Just a few thoughts before I leave off the subject:-
Today's 'Sunday Times' has a report on sentencing by magistrates. It claims that the judicial softies in the North-East are the easiest on defendants, and that the spirit of Judge Jeffries lives on in Uxbridge, where the bench has a high rate of imprisonment (the report says 32% are jailed immediately - I very much doubt that figure which must apply to either-way offences only). The Chairman of the Uxbridge bench explains that his court deals with work from Heathrow, which suggests that a higher than average proportion of serious offences are dealt with by him and his colleagues, and that seems fair enough.

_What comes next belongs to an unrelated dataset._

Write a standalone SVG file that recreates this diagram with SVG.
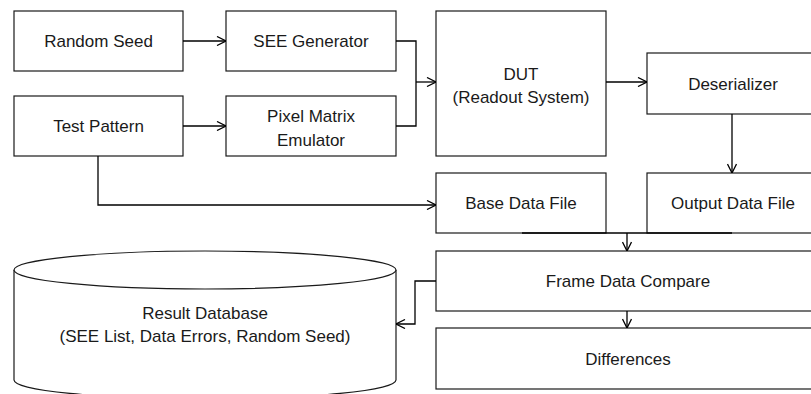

Something else that caught my eye was this:-
Children’s charities criticised the “lenient” treatment of a drunk woman who took her premature baby, still connected to an oxygen bottle, into a pub. She was given a one-year conditional discharge by North Tyneside magistrates
Are we being urged to imprison this woman, for what is certainly outrageous conduct? Or is this really a Social Services problem, which the bench realised, leading them to impose a discharge to allow the professionals to try to sort out this sad situation?

This too:-
Newcastle magistrates were also criticised for freeing a thief with 51 previous convictions. William Armstrong, 31, was given a conditional discharge in 2004 for a burglary committed just a day after being sentenced for theft.
looks daft on the face of it, but I have imposed similar penalties in particular circumstances. I know nothing whatever about the case concerned, so let me speculate:- Multiple theft convictions usually follow from a drug addiction. A court has imposed a long and complex community order involving supervision and drug treatment together with other requirements. A day later he steals again (because he is still a junkie) because the treatment hasn't started - in fact the file has only just been opened. Common sense says that you discharge the latest offence to allow the order a chance to work - to do otherwise would simply negate all the work that has been done to get him to this stage. If he then goes on to breach the order, then fair enough, you put him inside. That's a bit too complicated to get into a newspaper headline though isn't it?

Anyway, I'm going to lay off the Government and the journos for a while. Let's see what the Home Secretary comes up with in July. He must know how King Lear felt when he cried:-
"I shall do such things, I know not what they are, but they shall be the terror of the Earth"

Now where did I leave my blood pressure tablets?